Je suis née à quatre heures du matin, le 9 janvier 1908, dans une chambre aux meubles laqués de blanc, qui donnait sur le boulevard Raspail. Sur les photos de famille prises l’été suivant, on voit de jeunes dames en robes longues, aux chapeaux empanachés de plumes d’autruche, des messieurs coiffés de canotiers et de panamas qui sourient à un bébé : ce sont mes parents, mon grand-père, des oncles, des tantes, et c’est moi. Mon père avait trente ans, ma mère vingt et un, et j’étais leur premier enfant. Je tourne une page de l’album ; maman tient dans ses bras un bébé qui n’est pas moi ; je porte une jupe plissée, un béret, j’ai deux ans et demi, et ma sœur vient de naître. J’en fus, paraît-il, jalouse, mais pendant peu de temps. Aussi loin que je me souvienne, j’étais fière d’être l’aînée : la première. Déguisée en chaperon rouge, portant dans mon panier galette et pot de beurre, je me sentais plus intéressante qu’un nourrisson cloué dans son berceau. J’avais une petite sœur : ce poupon ne m’avait pas.

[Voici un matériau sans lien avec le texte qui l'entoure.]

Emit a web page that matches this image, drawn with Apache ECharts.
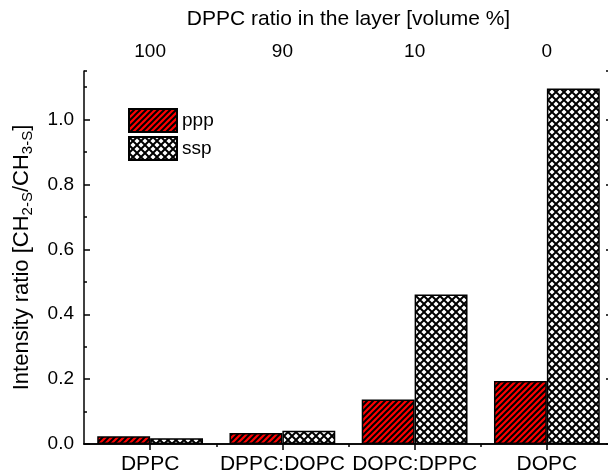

  De mes premières années, je ne retrouve guère qu’une impression confuse : quelque chose de rouge, et de noir, et de chaud. L’appartement était rouge, rouges la moquette, la salle à manger Henri Ⅱ, la soie gaufrée qui masquait les portes vitrées, et dans le cabinet de papa les rideaux de velours ; les meubles de cet antre sacré étaient en poirier noirci ; je me blottissais dans la niche creusée sous le bureau, je m’enroulais dans les ténèbres ; il faisait sombre, il faisait chaud et le rouge de la moquette criait dans mes yeux. Ainsi se passa ma toute petite enfance. Je regardais, je parlais, j’apprenais le monde, à l’abri.


Simone de Beauvoir, Mémoires d’une jeune fille rangée, Paris, Gallimard, 1958.